Wigness attended Cairns State High School throughout his teenage years and while in high school he continued to play basketball as well as picking up junior Australian rules football with the Manunda Hawks in the local AFL Cairns competition where he was selected to play for multiple junior representative teams. He and fellow Cairns junior basketball standout Alex Davies were both scouted by the professional Gold Coast Suns AFL team throughout their teenage years and were offered places in the Suns' developmental academy; Davies accepted the offer to pursue football while Wigness elected to focus on basketball. The pair remain close friends and often train together in both sports when based in the same area.

At 14 years of age, Wigness was chosen to represent his home state of Queensland at the 2016 under-16 national championships and starred throughout the tournament scoring an average of 25.56 points per game, with a 45-point highlight coming against South Australia. He accepted an NBA Global Academy scholarship in 2017 and was given access to first class training facilities at the Australian Institute of Sport complex in Canberra. Later that year he was once again chosen to represent Queensland at the under-16 national championships and his dominant performances for Queensland led to selection for the Australian team at the 2017 FIBA Under-16 Asian Championship. He played a pivotal role in winning the gold medal for Australia and was named as the starting point guard in the All-Tournament Team. In 2018 he travelled to Treviso, Italy to take part in the NBA's Global Camp where he impressed scouts by forming an athletic backcourt combination with fellow Australian guard Josh Green.

Wigness was also a part of the gold medal-winning Australian teams at the 2018 FIBA Under-18 Asian Championship and the 2019 FIBA Oceania Under-18 Championship as well as competing for his home nation at the 2018 FIBA Under-17 Basketball World Cup and the 2019 FIBA Under-19 Basketball World Cup.

Between 2017 and 2020, Wigness attended and played for the BA Centre of Excellence in the SEABL, NBL1 and Waratah League. In the 2019 NBL1 season, he averaged 11.7 points, four assists and 3.4 rebounds per game. In his season finale, he posted 22 points and 12 assists. Wigness was put on the radar of several college and NBA scouts when he travelled to Charlotte, North Carolina to compete in the 2019 Basketball Without Borders Global Camp and walked away with All-Tournament honours.

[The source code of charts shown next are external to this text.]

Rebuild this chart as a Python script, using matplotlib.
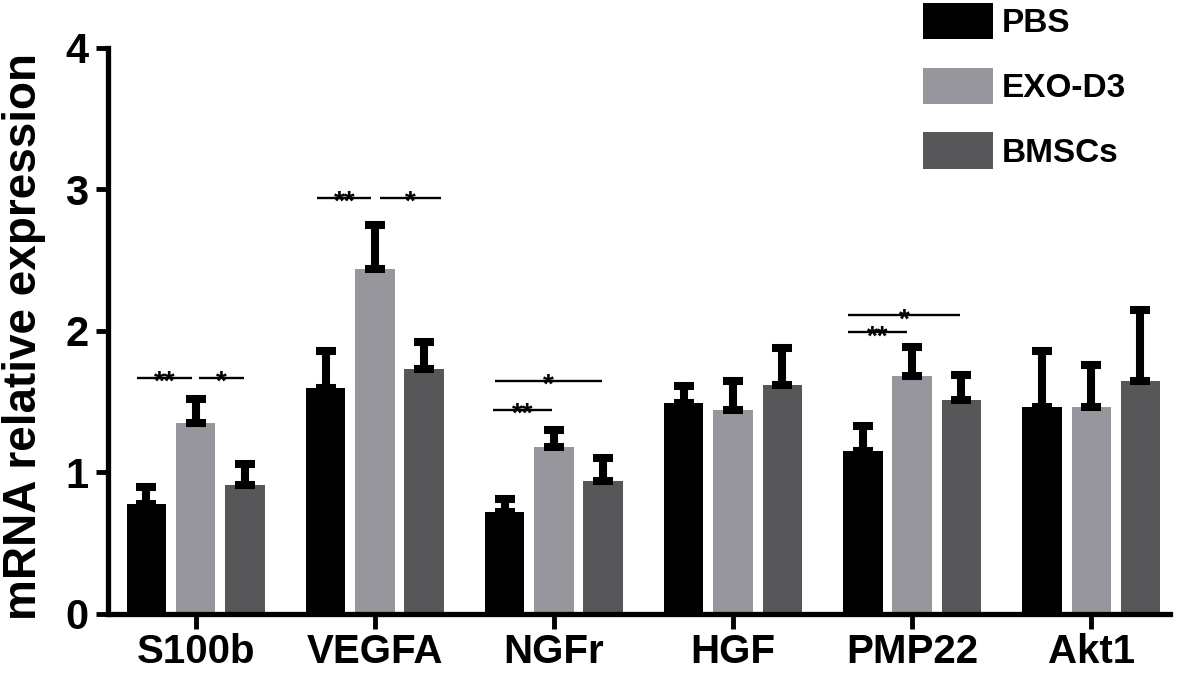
import matplotlib
matplotlib.use("Agg")
import matplotlib.pyplot as plt
import numpy as np

# ---- data ----
genes = ["S100b", "VEGFA", "NGFr", "HGF", "PMP22", "Akt1"]
groups = ["PBS", "EXO-D3", "BMSCs"]
pbs = [0.78, 1.60, 0.72, 1.49, 1.15, 1.46]
pbs_err = [0.12, 0.26, 0.09, 0.12, 0.18, 0.40]
exo = [1.35, 2.44, 1.18, 1.44, 1.68, 1.46]
exo_err = [0.17, 0.31, 0.12, 0.21, 0.21, 0.30]
bmsc = [0.91, 1.73, 0.94, 1.62, 1.51, 1.65]
bmsc_err = [0.15, 0.19, 0.16, 0.26, 0.18, 0.50]
colors = ["#000000", "#96969c", "#575759"]

# significance annotations (gene index, start offset, end offset, height, label)
sig_gene = [0, 0, 1, 1, 2, 2, 4, 4]
sig_x0 = [-0.33, 0.02, -0.32, 0.03, -0.34, -0.33, -0.36, -0.36]
sig_x1 = [-0.02, 0.27, -0.02, 0.37, -0.01, 0.27, -0.03, 0.27]
sig_y = [1.67, 1.67, 2.94, 2.94, 1.44, 1.65, 1.99, 2.11]
sig_lbl = ["**", "*", "**", "*", "**", "*", "**", "*"]

plt.rcParams["font.family"] = ["Liberation Sans", "DejaVu Sans"]
plt.rcParams["font.weight"] = "bold"

fig = plt.figure(figsize=(11.81, 6.75), dpi=100)
ax = fig.add_axes([0.0914, 0.0904, 0.8993, 0.8385])

x = np.arange(len(genes))
width = 0.22
offset = 0.275
series = [(pbs, pbs_err), (exo, exo_err), (bmsc, bmsc_err)]
for i, ((vals, errs), name, col) in enumerate(zip(series, groups, colors)):
    xs = x + (i - 1) * offset
    ax.bar(xs, vals, width=width, color=col, label=name, zorder=2)
    ax.errorbar(xs, vals, yerr=[np.zeros(len(vals)), errs], fmt="none",
                ecolor="black", elinewidth=5.8, capsize=7, capthick=5.8,
                zorder=3)

for g, a, b, yv, lbl in zip(sig_gene, sig_x0, sig_x1, sig_y, sig_lbl):
    ax.plot([g + a, g + b], [yv, yv], color="black", lw=1.7, zorder=4,
            solid_capstyle="butt")
    ax.annotate(lbl, xy=((g + a + g + b) / 2, yv), xytext=(0, -8.5),
                textcoords="offset points", ha="center", va="baseline",
                fontsize=20, fontweight="bold", zorder=5)

ax.set_xlim(-0.49, 5.44)
ax.set_ylim(0, 4)
ax.set_yticks([0, 1, 2, 3, 4])
ax.set_xticks(x)
ax.set_xticklabels(genes, fontsize=29, fontweight="bold")
for lab in ax.get_yticklabels():
    lab.set_fontsize(30)
    lab.set_fontweight("bold")
ax.tick_params(axis="y", length=9, width=3.5, pad=5)
ax.tick_params(axis="x", length=11, width=3.5, pad=3)
for s in ["top", "right"]:
    ax.spines[s].set_visible(False)
for s in ["left", "bottom"]:
    ax.spines[s].set_linewidth(3.8)
ax.set_ylabel("mRNA relative expression", fontsize=33, fontweight="bold")
ax.yaxis.set_label_coords(-0.058, 0.49)

leg = ax.legend(loc="upper left", bbox_to_anchor=(923 / 1181, 1 - 3 / 675),
                bbox_transform=fig.transFigure, frameon=False,
                prop={"size": 24, "weight": "bold"}, borderpad=0,
                borderaxespad=0, handlelength=2.1, handleheight=1.3,
                labelspacing=0.85, handletextpad=0.25)

fig.savefig("out.png", dpi=100)
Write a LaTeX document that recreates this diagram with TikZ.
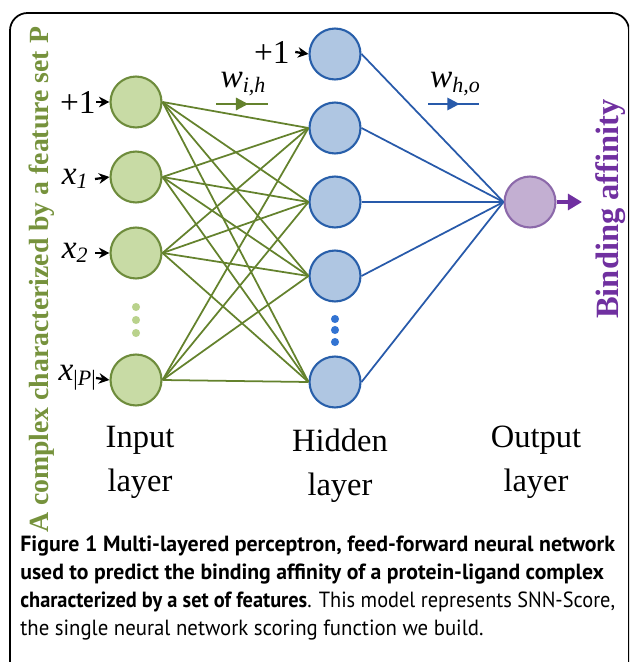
\documentclass[tikz,border=0pt]{standalone}
\usepackage{fontspec}
\setmainfont{Liberation Serif}
\newfontfamily\capfont{PT Sans}
\usetikzlibrary{arrows.meta,decorations.markings}
\definecolor{gfill}{RGB}{200,219,165}
\definecolor{gdraw}{RGB}{110,140,60}
\definecolor{gline}{RGB}{100,130,45}
\definecolor{gdot}{RGB}{185,210,140}
\definecolor{bfill}{RGB}{175,198,226}
\definecolor{bdraw}{RGB}{40,95,170}
\definecolor{bline}{RGB}{40,90,170}
\definecolor{bdot}{RGB}{50,115,210}
\definecolor{pfill}{RGB}{195,175,210}
\definecolor{pdraw}{RGB}{140,105,170}
\definecolor{ptext}{RGB}{112,48,160}
\definecolor{gtext}{RGB}{118,146,60}
\newcommand{\subit}[2]{\textit{#1}\raisebox{-0.3ex}{\fontsize{12.5}{12.5}\selectfont #2}}
\tikzset{
  inneuron/.style={circle,draw=gdraw,fill=gfill,line width=1.2pt,minimum size=29pt,inner sep=0pt},
  hidneuron/.style={circle,draw=bdraw,fill=bfill,line width=1.2pt,minimum size=29pt,inner sep=0pt},
  outneuron/.style={circle,draw=pdraw,fill=pfill,line width=1.2pt,minimum size=29pt,inner sep=0pt},
  glink/.style={draw=gline,line width=1pt},
  blink/.style={draw=bline,line width=1pt},
  inarrow/.style={-{Stealth[length=6pt,width=6pt]},line width=1.3pt,black},
  lbl/.style={inner sep=0pt,font=\fontsize{19}{21}\selectfont},
  laylbl/.style={align=center,font=\fontsize{18.5}{25}\selectfont,inner sep=0pt},
  gdotst/.style={circle,fill=gdot,inner sep=0pt,minimum size=4.6pt},
  bdotst/.style={circle,fill=bdot,inner sep=0pt,minimum size=4.6pt},
  wline/.style={line width=1.3pt,postaction={decorate},decoration={markings,mark=at position 0.62 with {\arrow{Triangle[length=7pt,width=7pt]}}}},
  capline/.style={anchor=base west,inner sep=0pt,font=\capfont\fontsize{12.5}{14}\selectfont}
}
\begin{document}
\begin{tikzpicture}[x=0.02cm,y=-0.02cm]
\useasboundingbox (0,0) rectangle (629,662);
\begin{scope}
\clip (0,0) rectangle (629,662);
\draw[line width=1pt,rounded corners=10] (10,680) -- (10,13) -- (629,13) -- (629,680);
\end{scope}
% input neurons
\node[inneuron] (i0) at (136,102) {};
\node[inneuron] (i1) at (136,177) {};
\node[inneuron] (i2) at (136,253) {};
\node[inneuron] (i3) at (136,380) {};
\node[gdotst] (gd1) at (136,307) {};
\node[gdotst] (gd2) at (136,320) {};
\node[gdotst] (gd3) at (136,333) {};
% hidden neurons
\node[hidneuron] (h0) at (335,54) {};
\node[hidneuron] (h1) at (335,128) {};
\node[hidneuron] (h2) at (335,202) {};
\node[hidneuron] (h3) at (335,276) {};
\node[hidneuron] (h4) at (335,382) {};
\node[bdotst] (bd1) at (335,319) {};
\node[bdotst] (bd2) at (335,330) {};
\node[bdotst] (bd3) at (335,342) {};
% output
\node[outneuron] (o) at (530,202) {};
% links
\foreach \a in {0,1,2,3}{
  \foreach \b in {1,2,3,4}{
    \draw[glink] (i\a.east) -- (h\b.west);
  }
}
\foreach \b in {0,1,2,3,4}{
  \draw[blink] (h\b.east) -- (o.west);
}
% output arrow
\coordinate (oend) at (582,202);
\draw[-{Triangle[length=8pt,width=9pt]},line width=2.4pt,ptext] (o.east) -- (oend);
% input labels
\node[lbl,anchor=east] (l0) at (96,102) {+1};
\node[lbl,anchor=east] (l1) at (88,179) {\subit{x}{\textit{1}}};
\node[lbl,anchor=east] (l2) at (88,253) {\subit{x}{\textit{2}}};
\node[lbl,anchor=east] (l3) at (96,378) {\subit{x}{|\textit{P}|}};
\draw[inarrow] (l0.east) -- (i0.west);
\draw[inarrow] ([xshift=4pt]l1.east) -- (i1.west);
\draw[inarrow] ([xshift=4pt]l2.east) -- (i2.west);
\draw[inarrow] (l3.east) -- (i3.west);
\node[lbl,anchor=east] (hl0) at (290,52) {+1};
\draw[inarrow] ([xshift=3pt]hl0.east) -- (h0.west);
% weights
\node[lbl] (wih) at (243,84) {\subit{w}{\textit{i,h}}};
\coordinate (wih1) at (216,104);
\coordinate (wih2) at (268,104);
\draw[wline,gline] (wih1) -- (wih2);
\node[lbl] (who) at (455,84) {\subit{w}{\textit{h,o}}};
\coordinate (who1) at (428,104);
\coordinate (who2) at (479,104);
\draw[wline,bline] (who1) -- (who2);
% layer labels
\node[laylbl] (il) at (140,462) {Input\\layer};
\node[laylbl] (hl) at (340,466) {Hidden\\layer};
\node[laylbl] (ol) at (536,462) {Output\\layer};
% side labels
\node[rotate=90,text=gtext,inner sep=0pt,font=\bfseries\fontsize{15.8}{16}\selectfont] (side) at (42,280) {A complex characterized by a feature set P};
\node[rotate=90,text=ptext,inner sep=0pt,font=\bfseries\fontsize{18.5}{20}\selectfont] (bind) at (611,209) {Binding affinity};
% caption
\node[capline] (c1) at (20,551) {\resizebox{338.5pt}{\height}{\bfseries Figure 1 Multi-layered perceptron, feed-forward neural network}};
\node[capline] (c2) at (20,579) {\resizebox{332.2pt}{\height}{\bfseries used to predict the binding affinity of a protein-ligand complex}};
\node[capline] (c3) at (20,607) {\resizebox{338.5pt}{\height}{\textbf{characterized by a set of features}. This model represents SNN-Score,}};
\node[capline] (c4) at (20,635) {\resizebox{263.6pt}{\height}{the single neural network scoring function we build.}};
\end{tikzpicture}
\end{document}
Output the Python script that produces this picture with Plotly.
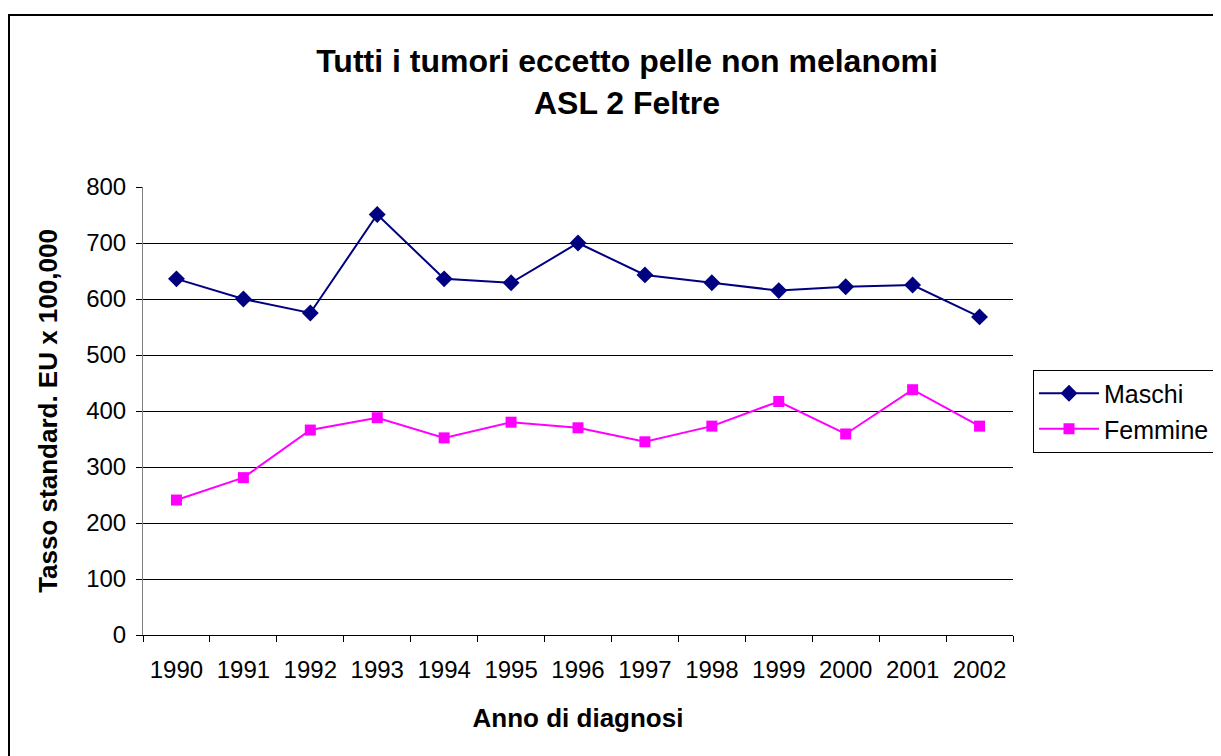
"""Tutti i tumori eccetto pelle non melanomi - ASL 2 Feltre."""

import plotly.graph_objects as go

ANNI = ["1990", "1991", "1992", "1993", "1994", "1995", "1996",
        "1997", "1998", "1999", "2000", "2001", "2002"]
MASCHI = [636, 600, 575, 751, 636, 629, 700, 643, 629, 615, 622, 625, 568]
FEMMINE = [241, 281, 366, 388, 352, 380, 370, 345, 373, 417, 359, 438, 373]

FONT = "Liberation Sans, Arial, sans-serif"
# the page body adds 8px on top/left, so the figure is 8px smaller
OFF = 8
W, H = 1221 - OFF, 756 - OFF
# plot area in page pixels
L, R, T, B = 143 - OFF, 1013 - OFF, 187 - OFF, 635 - OFF

fig = go.Figure()
fig.add_trace(go.Scatter(
    x=ANNI, y=MASCHI, name="Maschi", mode="lines+markers",
    line=dict(color="#000080", width=2),
    marker=dict(symbol="diamond", size=13, color="#000080"),
))
fig.add_trace(go.Scatter(
    x=ANNI, y=FEMMINE, name="Femmine", mode="lines+markers",
    line=dict(color="#FF00FF", width=2),
    marker=dict(symbol="square", size=11, color="#FF00FF"),
))

# outer chart border (right / bottom edges fall outside the page)
pw, ph = R - L, B - T
fig.add_shape(
    type="rect", xref="paper", yref="paper", layer="below",
    x0=(9 - OFF - L) / pw, x1=(1260 - L) / pw,
    y0=1 - (800 - T) / ph, y1=1 + (T - (15 - OFF)) / ph,
    line=dict(color="#000000", width=2), fillcolor="rgba(0,0,0,0)",
)

fig.update_layout(
    width=W, height=H,
    margin=dict(l=L, r=W - R, t=T, b=H - B),
    paper_bgcolor="#FFFFFF", plot_bgcolor="#FFFFFF",
    font=dict(family=FONT, color="#000000", size=24),
    title=dict(
        text="<b>Tutti i tumori eccetto pelle non melanomi<br>ASL 2 Feltre</b>",
        x=(627 - OFF) / W, xanchor="center", xref="container",
        y=1 - (72 - OFF) / H, yanchor="middle", yref="container",
        font=dict(size=32, family=FONT),
    ),
    legend=dict(
        x=(1033 - OFF) / W, xref="container", xanchor="left",
        y=1 - (411 - OFF) / H, yref="container", yanchor="middle",
        bordercolor="#000000", borderwidth=1, bgcolor="#FFFFFF",
        font=dict(size=25, family=FONT),
        itemwidth=60,
    ),
    showlegend=True,
)
fig.update_xaxes(
    type="category", range=[-0.5, 12.5],
    tickson="boundaries", ticks="outside", ticklen=6, tickcolor="#000000",
    ticklabelstandoff=13,
    showline=True, linecolor="#000000", linewidth=1,
    showgrid=False, zeroline=False,
    tickfont=dict(size=24, family=FONT),
    title=dict(text="<b>Anno di diagnosi</b>", font=dict(size=26, family=FONT), standoff=27),
)
fig.update_yaxes(
    range=[0, 800], dtick=100,
    ticks="outside", ticklen=6, tickcolor="#000000",
    ticklabelstandoff=5,
    showline=True, linecolor="#808080", linewidth=1,
    showgrid=True, gridcolor="#000000", gridwidth=1,
    zeroline=False,
    tickfont=dict(size=24, family=FONT),
    title=dict(text="<b>Tasso standard. EU x 100,000</b>", font=dict(size=26, family=FONT), standoff=21),
)

fig.write_html("out.html")
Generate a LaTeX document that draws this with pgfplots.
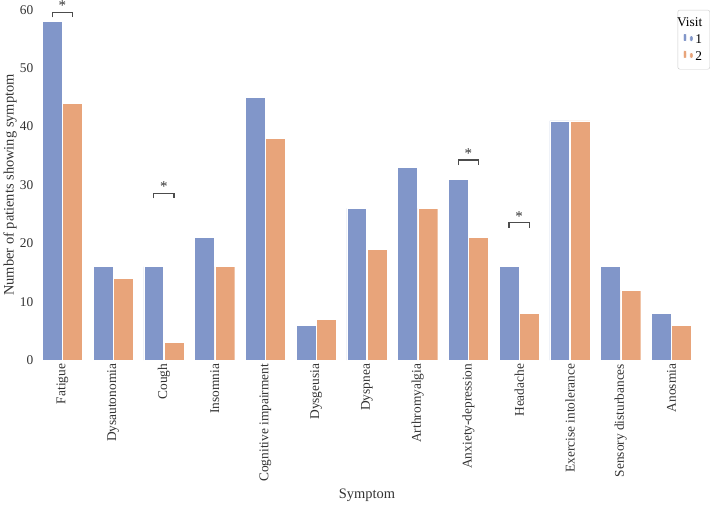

In 2020, Wigness played for the Southern Districts Spartans in the Queensland State League (QSL).

==Professional career==
On 20 July 2020, Wigness announced his decision to forego the American college system and instead signed a two-year contract with the Brisbane Bullets of the National Basketball League (NBL) as a part of their Next Stars program. He played 44 games for the Bullets over two seasons.

During the 2021 off-season, Wigness had a short stint with the Brisbane Capitals in the NBL1 North. In 2022, he played for the North Gold Coast Seahawks in the NBL1 North.

In March 2025, after a few seasons off due to injury, Wigness signed with the Southern Districts Spartans for the 2025 NBL1 North season. He helped the Spartans win the NBL1 North championship while earning grand final MVP honours. For the season, he was named NBL1 North All Star First Team. At the 2025 NBL1 National Finals, he was named to the All-Star Five.

Wigness re-joined the Southern Districts Spartans for the 2026 NBL1 North season. In July 2026, he was named in the Indigenous Basketball Australia All-Stars team for an exhibition match against Maori Basketball New Zealand.

==National team career==
Wigness has represented Australia in several junior international tournaments, including at the 2019 FIBA Under-19 Basketball World Cup and the 2018 FIBA Under-17 Basketball World Cup. At the 2019 Under 17 FIBA Oceania Championship, he made the All-Star Five.